Begin Data provided
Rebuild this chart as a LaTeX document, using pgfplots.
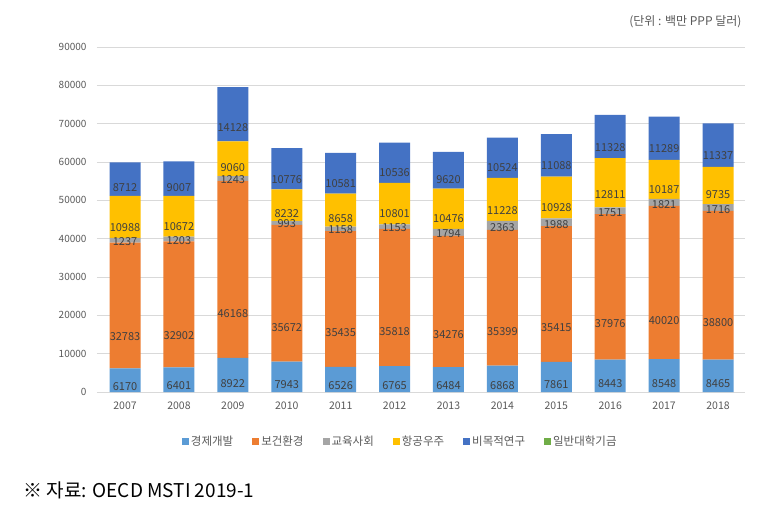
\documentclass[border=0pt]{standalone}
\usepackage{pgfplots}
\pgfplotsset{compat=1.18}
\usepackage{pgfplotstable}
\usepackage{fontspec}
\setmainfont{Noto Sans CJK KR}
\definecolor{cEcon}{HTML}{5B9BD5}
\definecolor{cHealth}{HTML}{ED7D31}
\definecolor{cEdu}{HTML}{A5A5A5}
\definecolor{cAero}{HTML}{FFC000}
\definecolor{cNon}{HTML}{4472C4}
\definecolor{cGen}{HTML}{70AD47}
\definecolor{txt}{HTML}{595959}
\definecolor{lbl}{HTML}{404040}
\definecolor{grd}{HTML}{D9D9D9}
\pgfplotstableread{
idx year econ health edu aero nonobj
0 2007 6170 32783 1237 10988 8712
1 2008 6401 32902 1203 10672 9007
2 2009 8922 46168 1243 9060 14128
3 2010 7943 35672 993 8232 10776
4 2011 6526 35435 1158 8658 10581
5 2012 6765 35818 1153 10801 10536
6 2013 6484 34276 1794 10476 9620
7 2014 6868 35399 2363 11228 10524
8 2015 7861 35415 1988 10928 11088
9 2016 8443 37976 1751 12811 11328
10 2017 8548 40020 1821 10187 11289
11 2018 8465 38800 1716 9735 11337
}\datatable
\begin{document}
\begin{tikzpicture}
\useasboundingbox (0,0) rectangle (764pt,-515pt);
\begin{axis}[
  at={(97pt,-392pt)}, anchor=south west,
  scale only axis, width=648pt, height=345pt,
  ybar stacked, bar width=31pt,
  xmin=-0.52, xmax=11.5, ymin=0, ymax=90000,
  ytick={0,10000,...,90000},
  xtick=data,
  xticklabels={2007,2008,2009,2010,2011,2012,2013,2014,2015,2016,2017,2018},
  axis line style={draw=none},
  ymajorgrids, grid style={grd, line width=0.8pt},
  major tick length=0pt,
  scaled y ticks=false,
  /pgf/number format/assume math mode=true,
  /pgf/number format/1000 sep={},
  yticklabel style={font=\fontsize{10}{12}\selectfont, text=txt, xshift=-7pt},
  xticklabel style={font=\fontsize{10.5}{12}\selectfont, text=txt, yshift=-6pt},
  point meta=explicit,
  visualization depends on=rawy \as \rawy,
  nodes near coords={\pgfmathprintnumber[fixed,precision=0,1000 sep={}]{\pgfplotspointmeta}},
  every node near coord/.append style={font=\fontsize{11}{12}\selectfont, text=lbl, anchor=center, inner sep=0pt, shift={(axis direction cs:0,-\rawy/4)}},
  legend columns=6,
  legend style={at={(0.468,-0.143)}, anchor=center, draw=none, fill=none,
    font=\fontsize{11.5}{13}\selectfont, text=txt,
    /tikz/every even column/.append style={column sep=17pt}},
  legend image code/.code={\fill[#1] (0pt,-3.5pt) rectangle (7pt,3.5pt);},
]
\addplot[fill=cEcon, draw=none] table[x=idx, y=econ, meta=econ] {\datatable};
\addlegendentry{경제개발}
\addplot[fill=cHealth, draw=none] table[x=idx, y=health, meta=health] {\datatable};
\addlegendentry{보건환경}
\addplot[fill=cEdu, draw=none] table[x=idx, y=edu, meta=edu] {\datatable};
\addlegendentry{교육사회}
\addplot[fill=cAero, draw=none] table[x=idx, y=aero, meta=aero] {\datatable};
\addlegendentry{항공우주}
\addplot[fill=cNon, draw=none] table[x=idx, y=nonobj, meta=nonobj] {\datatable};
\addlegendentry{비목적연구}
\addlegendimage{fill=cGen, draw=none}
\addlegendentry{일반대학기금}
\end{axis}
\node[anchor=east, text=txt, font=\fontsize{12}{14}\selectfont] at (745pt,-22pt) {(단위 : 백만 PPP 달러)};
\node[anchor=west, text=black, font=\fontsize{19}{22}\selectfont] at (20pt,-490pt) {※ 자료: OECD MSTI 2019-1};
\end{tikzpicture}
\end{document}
End Data provided
### What the exercise asks
Transcribe the full listing above exactly as it stands, minus the pictures.

### Output
Rebuild this chart as a LaTeX document, using pgfplots.
\documentclass[border=0pt]{standalone}
\usepackage{pgfplots}
\pgfplotsset{compat=1.18}
\usepackage{pgfplotstable}
\usepackage{fontspec}
\setmainfont{Noto Sans CJK KR}
\definecolor{cEcon}{HTML}{5B9BD5}
\definecolor{cHealth}{HTML}{ED7D31}
\definecolor{cEdu}{HTML}{A5A5A5}
\definecolor{cAero}{HTML}{FFC000}
\definecolor{cNon}{HTML}{4472C4}
\definecolor{cGen}{HTML}{70AD47}
\definecolor{txt}{HTML}{595959}
\definecolor{lbl}{HTML}{404040}
\definecolor{grd}{HTML}{D9D9D9}
\pgfplotstableread{
idx year econ health edu aero nonobj
0 2007 6170 32783 1237 10988 8712
1 2008 6401 32902 1203 10672 9007
2 2009 8922 46168 1243 9060 14128
3 2010 7943 35672 993 8232 10776
4 2011 6526 35435 1158 8658 10581
5 2012 6765 35818 1153 10801 10536
6 2013 6484 34276 1794 10476 9620
7 2014 6868 35399 2363 11228 10524
8 2015 7861 35415 1988 10928 11088
9 2016 8443 37976 1751 12811 11328
10 2017 8548 40020 1821 10187 11289
11 2018 8465 38800 1716 9735 11337
}\datatable
\begin{document}
\begin{tikzpicture}
\useasboundingbox (0,0) rectangle (764pt,-515pt);
\begin{axis}[
  at={(97pt,-392pt)}, anchor=south west,
  scale only axis, width=648pt, height=345pt,
  ybar stacked, bar width=31pt,
  xmin=-0.52, xmax=11.5, ymin=0, ymax=90000,
  ytick={0,10000,...,90000},
  xtick=data,
  xticklabels={2007,2008,2009,2010,2011,2012,2013,2014,2015,2016,2017,2018},
  axis line style={draw=none},
  ymajorgrids, grid style={grd, line width=0.8pt},
  major tick length=0pt,
  scaled y ticks=false,
  /pgf/number format/assume math mode=true,
  /pgf/number format/1000 sep={},
  yticklabel style={font=\fontsize{10}{12}\selectfont, text=txt, xshift=-7pt},
  xticklabel style={font=\fontsize{10.5}{12}\selectfont, text=txt, yshift=-6pt},
  point meta=explicit,
  visualization depends on=rawy \as \rawy,
  nodes near coords={\pgfmathprintnumber[fixed,precision=0,1000 sep={}]{\pgfplotspointmeta}},
  every node near coord/.append style={font=\fontsize{11}{12}\selectfont, text=lbl, anchor=center, inner sep=0pt, shift={(axis direction cs:0,-\rawy/4)}},
  legend columns=6,
  legend style={at={(0.468,-0.143)}, anchor=center, draw=none, fill=none,
    font=\fontsize{11.5}{13}\selectfont, text=txt,
    /tikz/every even column/.append style={column sep=17pt}},
  legend image code/.code={\fill[#1] (0pt,-3.5pt) rectangle (7pt,3.5pt);},
]
\addplot[fill=cEcon, draw=none] table[x=idx, y=econ, meta=econ] {\datatable};
\addlegendentry{경제개발}
\addplot[fill=cHealth, draw=none] table[x=idx, y=health, meta=health] {\datatable};
\addlegendentry{보건환경}
\addplot[fill=cEdu, draw=none] table[x=idx, y=edu, meta=edu] {\datatable};
\addlegendentry{교육사회}
\addplot[fill=cAero, draw=none] table[x=idx, y=aero, meta=aero] {\datatable};
\addlegendentry{항공우주}
\addplot[fill=cNon, draw=none] table[x=idx, y=nonobj, meta=nonobj] {\datatable};
\addlegendentry{비목적연구}
\addlegendimage{fill=cGen, draw=none}
\addlegendentry{일반대학기금}
\end{axis}
\node[anchor=east, text=txt, font=\fontsize{12}{14}\selectfont] at (745pt,-22pt) {(단위 : 백만 PPP 달러)};
\node[anchor=west, text=black, font=\fontsize{19}{22}\selectfont] at (20pt,-490pt) {※ 자료: OECD MSTI 2019-1};
\end{tikzpicture}
\end{document}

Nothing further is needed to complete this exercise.